CREATE TABLE regulatory_feature (
regulatory_feature_id INT NOT NULL auto_increment,
name VARCHAR(255) NOT NULL,
seq_region_id INT NOT NULL, # FK refs seq_region
seq_region_start INT NOT NULL,
seq_region_end INT NOT NULL,
seq_region_strand TINYINT NOT NULL,
analysis_id INT NOT NULL, # FK refs analysis
regulatory_factor_id INT, # FK refs regulatory_motif
PRIMARY KEY(regulatory_feature_id)
) COLLATE=latin1_swedish_ci TYPE=MyISAM;
################################################################################
#
# Table structure for table 'regulatory_factor'
#
CREATE TABLE regulatory_factor (
regulatory_factor_id INT NOT NULL auto_increment,
name VARCHAR(255) NOT NULL,
type ENUM('miRNA_target', 'transcription_factor', 'transcription_factor_complex'),
PRIMARY KEY(regulatory_factor_id)
) COLLATE=latin1_swedish_ci TYPE=MyISAM;
################################################################################
## Table structure for table 'regulatory_feature_object'
#
# Relates regulatory regions to the Ensembl objects they influence. Many-many.

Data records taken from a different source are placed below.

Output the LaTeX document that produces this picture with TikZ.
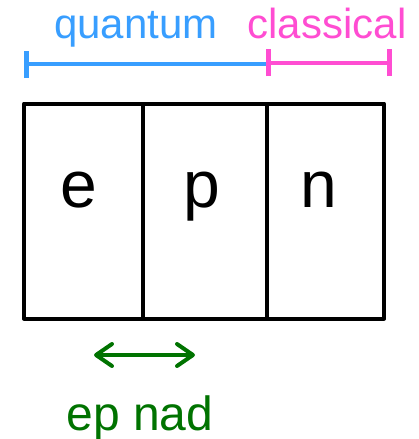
\documentclass[tikz,border=0pt]{standalone}
\usepackage{fontspec}
\setmainfont{Liberation Sans}
\usetikzlibrary{arrows.meta}
\definecolor{qblue}{RGB}{56,158,255}
\definecolor{cpink}{RGB}{255,77,210}
\definecolor{nadgreen}{RGB}{0,115,0}
\tikzset{
  cell/.style={draw=black, line width=4pt, inner sep=0pt, outer sep=0pt,
    minimum height=215pt, line join=round},
  letter/.style={anchor=base, inner sep=0pt, font=\fontsize{66}{70}\selectfont},
  rangetext/.style={anchor=base, inner sep=0pt, font=\fontsize{42}{48}\selectfont},
  rangeline/.style={line width=4pt},
  rangetick/.style={line width=5pt},
  swap/.style={nadgreen, line width=4pt, line cap=round,
    {Straight Barb[length=16pt,width=22pt,line cap=round,line join=round]}-{Straight Barb[length=16pt,width=22pt,line cap=round,line join=round]}}
}
\begin{document}
\begin{tikzpicture}[x=1pt,y=-1pt]
  \useasboundingbox (0,0) rectangle (419,439);

  % the three regions of the molecule
  \node[cell, minimum width=119pt] (ce) at (83.5,211) {};
  \node[cell, minimum width=124pt] (cp) at (205,211) {};
  \node[cell, minimum width=117pt] (cn) at (325.5,211) {};
  \node[letter] (le) at (79,207) {e};
  \node[letter] (lp) at (202,207) {p};
  \node[letter] (ln) at (319,207) {n};

  % quantum / classical ranges
  \coordinate (qL) at (26,64);
  \coordinate (qR) at (268,64);
  \coordinate (cL) at (268,63);
  \coordinate (cR) at (389,63);
  \draw[rangeline, qblue] (qL) -- (qR);
  \draw[rangetick, qblue] ([yshift=-14pt]qL) -- ([yshift=13pt]qL);
  \draw[rangeline, cpink] (cL) -- (cR);
  \draw[rangetick, cpink] ([yshift=-13pt]cL) -- ([yshift=14pt]cL);
  \draw[rangetick, cpink] ([yshift=-13pt]cR) -- ([yshift=14pt]cR);
  \node[rangetext, qblue] (tq) at (136,38) {quantum};
  \node[rangetext, cpink] (tc) at (327,38) {classical};

  % electron-proton non-adiabatic coupling
  \coordinate (aL) at (94,355);
  \coordinate (aR) at (195,355);
  \draw[swap] (aL) -- (aR);
  \node[anchor=base, inner sep=0pt, nadgreen, font=\fontsize{48}{54}\selectfont] (nad) at (140,430) {ep nad};
\end{tikzpicture}
\end{document}
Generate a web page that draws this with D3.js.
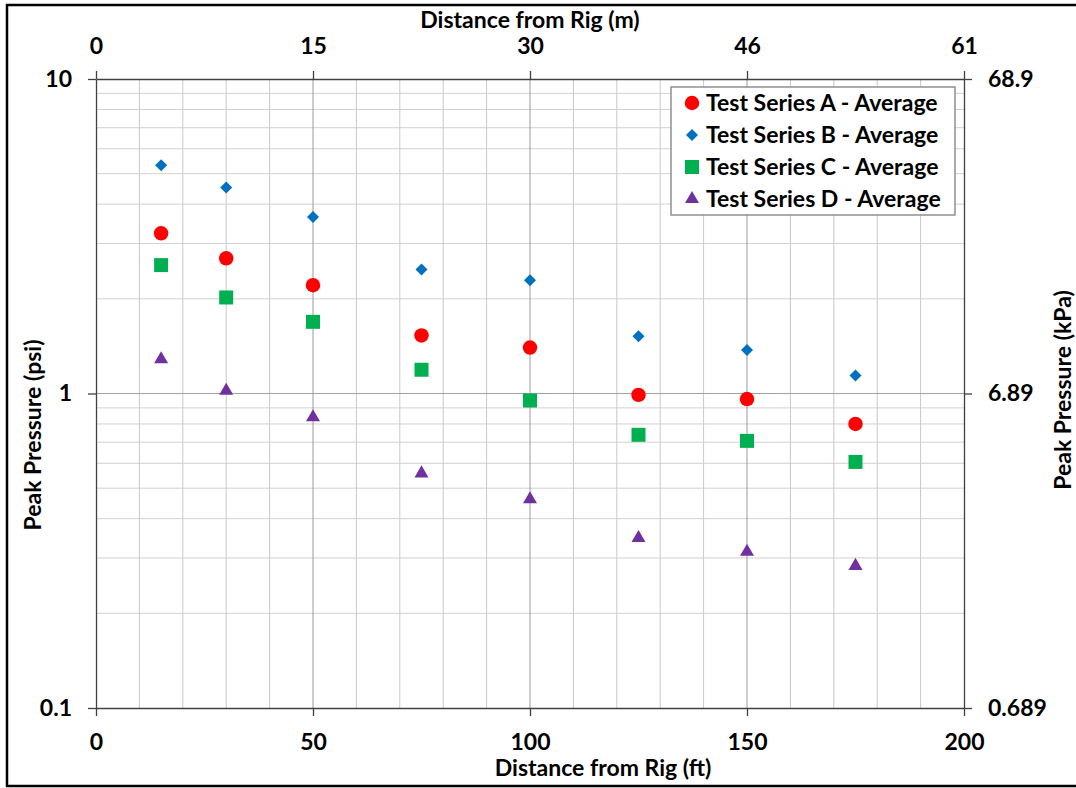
<!DOCTYPE html>
<html>
<head>
<meta charset="utf-8">
<script src="https://cdn.jsdelivr.net/npm/d3@7"></script>
<style>
  body { margin: 0; background: #fff; }
  text { font-family: Lato, "Open Sans", sans-serif; font-weight: bold; fill: #000; }
</style>
</head>
<body>
<div id="chart"></div>
<script>
// Data
var distances = [15, 30, 50, 75, 100, 125, 150, 175];
var seriesA = [3.23, 2.69, 2.21, 1.53, 1.40, 0.99, 0.96, 0.80];
var seriesB = [5.32, 4.52, 3.64, 2.48, 2.29, 1.52, 1.375, 1.14];
var seriesC = [2.56, 2.02, 1.69, 1.19, 0.95, 0.739, 0.707, 0.606];
var seriesD = [1.285, 1.02, 0.84, 0.557, 0.461, 0.347, 0.314, 0.283];
var seriesNames = ["Test Series A - Average", "Test Series B - Average",
                   "Test Series C - Average", "Test Series D - Average"];

var ftTicks = [0, 50, 100, 150, 200];
var mTickLabels = ["0", "15", "30", "46", "61"];
var psiTicks = [0.1, 1, 10];
var psiTickLabels = ["0.1", "1", "10"];
var kpaTickLabels = ["0.689", "6.89", "68.9"];

var W = 1076, H = 788;
var margin = {top: 79, right: 112, bottom: 80, left: 96};
var width = W - margin.left - margin.right,
    height = H - margin.top - margin.bottom;
var fs = "23px";

var svg = d3.select("#chart").append("svg")
    .attr("width", W)
    .attr("height", H);

// outer frame (right side falls off the picture)
svg.append("rect")
    .attr("x", 7).attr("y", 5)
    .attr("width", 1080).attr("height", 781)
    .attr("fill", "none")
    .attr("stroke", "#000")
    .attr("stroke-width", 2.5);

var g = svg.append("g")
    .attr("transform", "translate(" + margin.left + "," + margin.top + ")");

var x = d3.scaleLinear().domain([0, 200]).range([0, width]);
var y = d3.scaleLog().domain([0.1, 10]).range([height, 0]);

// minor grid
var xMinor = d3.range(10, 200, 10).filter(d => d % 50 !== 0);
g.append("g").selectAll("line").data(xMinor).enter().append("line")
    .attr("x1", d => x(d)).attr("x2", d => x(d))
    .attr("y1", 0).attr("y2", height)
    .attr("stroke", "#c8c8c8").attr("stroke-width", 1);

var yMinor = [];
[0.1, 1].forEach(dec => { for (var k = 2; k <= 9; k++) yMinor.push(dec * k); });
g.append("g").selectAll("line").data(yMinor).enter().append("line")
    .attr("x1", 0).attr("x2", width)
    .attr("y1", d => y(d)).attr("y2", d => y(d))
    .attr("stroke", "#d0d0d0").attr("stroke-width", 1);

// major grid
g.append("g").selectAll("line").data([50, 100, 150]).enter().append("line")
    .attr("x1", d => x(d)).attr("x2", d => x(d))
    .attr("y1", 0).attr("y2", height)
    .attr("stroke", "#9a9a9a").attr("stroke-width", 1);
g.append("line")
    .attr("x1", 0).attr("x2", width)
    .attr("y1", y(1)).attr("y2", y(1))
    .attr("stroke", "#a0a0a0").attr("stroke-width", 1);

// axes
function styleAxis(sel) {
    sel.select(".domain").attr("stroke", "#404040").attr("stroke-width", 1.3);
    sel.selectAll(".tick line").attr("stroke", "#404040").attr("stroke-width", 1.3);
    sel.selectAll(".tick text").style("font-size", fs).attr("fill", "#000");
}

g.append("g")
    .attr("transform", "translate(0," + height + ")")
    .call(d3.axisBottom(x).tickValues(ftTicks).tickSize(8).tickSizeOuter(0).tickPadding(18)
        .tickFormat(d3.format("d")))
    .call(styleAxis);

g.append("g")
    .call(d3.axisTop(x).tickValues(ftTicks).tickSize(8).tickSizeOuter(0).tickPadding(17)
        .tickFormat((d, i) => mTickLabels[i]))
    .call(styleAxis);

g.append("g")
    .call(d3.axisLeft(y).tickValues(psiTicks).tickSize(8).tickSizeOuter(0).tickPadding(16)
        .tickFormat((d, i) => psiTickLabels[i]))
    .call(styleAxis);

g.append("g")
    .attr("transform", "translate(" + width + ",0)")
    .call(d3.axisRight(y).tickValues(psiTicks).tickSize(8).tickSizeOuter(0).tickPadding(16)
        .tickFormat((d, i) => kpaTickLabels[i]))
    .call(styleAxis);

// axis titles
g.append("text")
    .attr("x", 507).attr("y", height + 68)
    .attr("text-anchor", "middle")
    .style("font-size", fs)
    .text("Distance from Rig (ft)");

g.append("text")
    .attr("x", width / 2).attr("y", -51)
    .attr("text-anchor", "middle")
    .style("font-size", fs)
    .text("Distance from Rig (m)");

g.append("text")
    .attr("transform", "rotate(-90)")
    .attr("x", -356).attr("y", -55)
    .attr("text-anchor", "middle")
    .style("font-size", fs)
    .text("Peak Pressure (psi)");

g.append("text")
    .attr("transform", "rotate(-90)")
    .attr("x", -311).attr("y", width + 107)
    .attr("text-anchor", "middle")
    .style("font-size", fs)
    .text("Peak Pressure (kPa)");

// series
var series = [
    {name: seriesNames[0], values: seriesA, color: "#ff0000", symbol: d3.symbolCircle, size: 165, rot: 0},
    {name: seriesNames[1], values: seriesB, color: "#0070c0", symbol: d3.symbolSquare, size: 72, rot: 45},
    {name: seriesNames[2], values: seriesC, color: "#00b050", symbol: d3.symbolSquare, size: 196, rot: 0},
    {name: seriesNames[3], values: seriesD, color: "#7030a0", symbol: d3.symbolTriangle, size: 85, rot: 0}
];

series.forEach(s => {
    g.append("g").selectAll("path")
        .data(distances.map((d, i) => ({x: d, y: s.values[i]})))
        .enter().append("path")
        .attr("d", d3.symbol().type(s.symbol).size(s.size))
        .attr("transform", d => "translate(" + x(d.x) + "," + y(d.y) + ") rotate(" + s.rot + ")")
        .attr("fill", s.color);
});

// legend
var legend = g.append("g")
    .attr("transform", "translate(" + (x(200) - 293) + ",8)");

legend.append("rect")
    .attr("x", 0).attr("y", 0)
    .attr("width", 284).attr("height", 128)
    .attr("fill", "#fff")
    .attr("stroke", "#7f7f7f")
    .attr("stroke-width", 1.3);

series.forEach((s, i) => {
    legend.append("path")
        .attr("d", d3.symbol().type(s.symbol).size(s.size))
        .attr("transform", "translate(21," + (16 + i * 32) + ") rotate(" + s.rot + ")")
        .attr("fill", s.color);
    legend.append("text")
        .attr("x", 35).attr("y", 16 + i * 32)
        .attr("dy", "0.35em")
        .style("font-size", fs)
        .text(s.name);
});
</script>
</body>
</html>
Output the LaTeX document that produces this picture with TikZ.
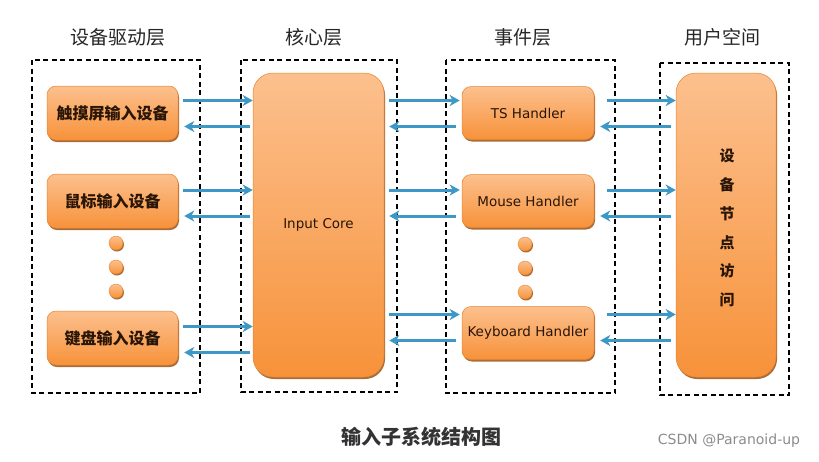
\documentclass[tikz,border=0pt]{standalone}
\usepackage{fontspec}
\setmainfont{DejaVu Sans}
\newfontfamily\cjk{Noto Sans CJK SC}
\usetikzlibrary{shadows,arrows.meta}
\definecolor{oTop}{HTML}{FCC08E}
\definecolor{oBot}{HTML}{F7923A}
\definecolor{oLine}{HTML}{E8842E}
\definecolor{oShadow}{HTML}{9A5418}
\definecolor{arrBlue}{HTML}{3E98C6}
\definecolor{txtDark}{HTML}{2A1606}
\begin{document}
\begin{tikzpicture}[x=1pt,y=-1pt,
  grp/.style={draw=black, line width=1.5pt, dash pattern=on 5pt off 3.5pt},
  obox/.style={draw=oLine, line width=0.5pt, top color=oTop, bottom color=oBot,
    rounded corners=9pt, inner sep=0pt, text=txtDark,
    drop shadow={shadow xshift=1pt, shadow yshift=-2pt, fill=oShadow, opacity=0.85}},
  devbox/.style={obox, minimum width=131pt, minimum height=54pt, font=\cjk\bfseries\fontsize{16}{16}\selectfont},
  hbox/.style={obox, minimum width=132pt, minimum height=53pt, font=\fontsize{13.5}{14}\selectfont},
  tallbox/.style={obox, rounded corners=20pt},
  dotn/.style={circle, draw=oLine, line width=0.4pt, top color=oTop, bottom color=oBot,
    minimum size=14pt, inner sep=0pt,
    drop shadow={shadow xshift=1pt, shadow yshift=-1.5pt, fill=oShadow, opacity=0.85}},
  ttl/.style={font=\cjk\fontsize{19}{19}\selectfont, text=black!85},
  arr/.style={draw=arrBlue, line width=3pt, -{Stealth[length=10pt, width=11pt, inset=3pt]}},
]
\useasboundingbox (0,0) rectangle (819,461);
\fill[white] (0,0) rectangle (819,461);

% titles
\node[ttl] (t1) at (118,37) {设备驱动层};
\node[ttl] (t2) at (314,37) {核心层};
\node[ttl] (t3) at (523,37) {事件层};
\node[ttl] (t4) at (722,37) {用户空间};

% group frames
\draw[grp] (32,60) rectangle (200,393);
\draw[grp] (241,60) rectangle (397,392);
\draw[grp] (446,60) rectangle (615,393);
\draw[grp] (660,63) rectangle (789,395);

% device layer
\node[devbox] (d1) at (112.5,113) {触摸屏输入设备};
\node[devbox] (d2) at (112.5,201) {鼠标输入设备};
\node[devbox] (d3) at (112.5,338) {键盘输入设备};
\node[dotn] (dd1) at (116,243) {};
\node[dotn] (dd2) at (116,267) {};
\node[dotn] (dd3) at (116,291) {};

% core
\node[tallbox, minimum width=131pt, minimum height=304pt, font=\fontsize{13.5}{14}\selectfont] (core) at (318.5,225) {Input Core};

% handlers
\node[hbox] (h1) at (528,113) {TS Handler};
\node[hbox] (h2) at (528,201) {Mouse Handler};
\node[hbox] (h3) at (528,333) {Keyboard Handler};
\node[dotn] (hd1) at (525,244) {};
\node[dotn] (hd2) at (525,268) {};
\node[dotn] (hd3) at (525,292) {};

% user space
\node[tallbox, minimum width=100pt, minimum height=304pt] (user) at (726,225) {};
\foreach \c [count=\i from 0] in {设,备,节,点,访,问}
  \node[font=\cjk\bfseries\fontsize{15}{15}\selectfont, text=txtDark] (u\i) at (727,156+28.8*\i) {\c};

% arrows device <-> core
\foreach \s/\dy in {d1/0, d2/-1.5, d3/-1} {
  \draw[arr] ([xshift=5pt,yshift={12.5pt+\dy pt}]\s.east) -- ([yshift={12.5pt+\dy pt}]\s.east -| core.west);
  \draw[arr] ([xshift=-3pt,yshift={-13.5pt+\dy pt}]\s.east -| core.west) -- ([xshift=6pt,yshift={-13.5pt+\dy pt}]\s.east);
}
% arrows core <-> handlers
\foreach \s/\dy in {h1/0, h2/-1.5, h3/6} {
  \draw[arr] ([xshift=5pt,yshift={12.5pt+\dy pt}]\s.west -| core.east) -- ([xshift=-2pt,yshift={12.5pt+\dy pt}]\s.west);
  \draw[arr] ([xshift=-6pt,yshift={-13.5pt+\dy pt}]\s.west) -- ([xshift=5pt,yshift={-13.5pt+\dy pt}]\s.west -| core.east);
}
% arrows handlers <-> user
\foreach \s/\dy in {h1/0, h2/-1.5, h3/6} {
  \draw[arr] ([xshift=13pt,yshift={12.5pt+\dy pt}]\s.east) -- ([yshift={12.5pt+\dy pt}]\s.east -| user.west);
  \draw[arr] ([xshift=-5pt,yshift={-13.5pt+\dy pt}]\s.east -| user.west) -- ([xshift=6pt,yshift={-13.5pt+\dy pt}]\s.east);
}

% caption
\node[font=\cjk\bfseries\fontsize{20}{20}\selectfont, text=black!80] (cap) at (421,437) {输入子系统结构图};
\node[font=\fontsize{14}{14}\selectfont, text=black!45] (csdn) at (729,441) {CSDN @Paranoid-up};
\end{tikzpicture}
\end{document}
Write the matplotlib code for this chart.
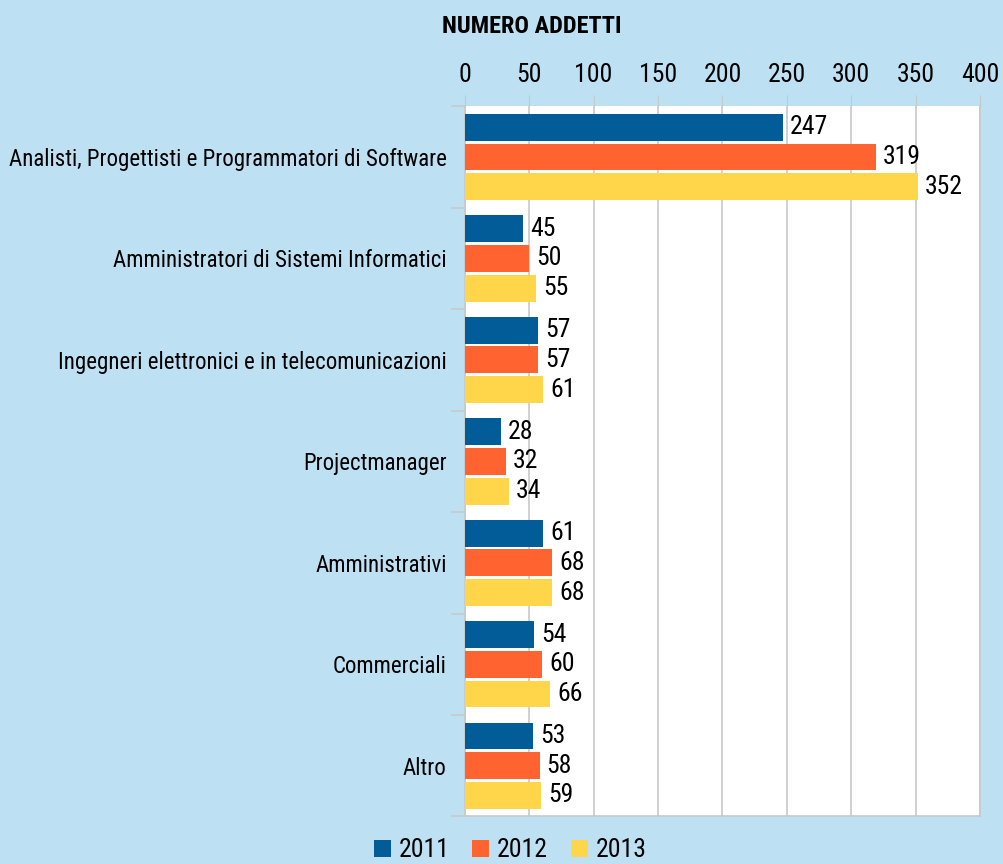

CREATE TABLE regulatory_feature_object (
regulatory_feature_id INT NOT NULL, # FK to regulatory_feature
ensembl_object_type ENUM( 'Transcript', 'Translation', 'Gene') NOT NULL,
ensembl_object_id INT NOT NULL, # FK to transcript,gene etc
influence ENUM('positive', 'negative', 'mixed', 'unknown'),
evidence VARCHAR(255),
KEY regulatory_feature_idx (regulatory_feature_id),
KEY ensembl_object_idx (ensembl_object_type, ensembl_object_id)
) COLLATE=latin1_swedish_ci TYPE=MyISAM;
################################################################################
#
# Table structure for table 'regulatory_factor_transcript'
#
# Describes which transcripts code for particular regulatory factors.
CREATE TABLE regulatory_factor_transcript (
transcript_id INT NOT NULL, # FK to transcript
regulatory_factor_id INT NOT NULL, # FK to regulatory_feature
KEY translation_idx (transcript_id),
KEY regulatory_factor_idx (regulatory_factor_id)
) COLLATE=latin1_swedish_ci TYPE=MyISAM;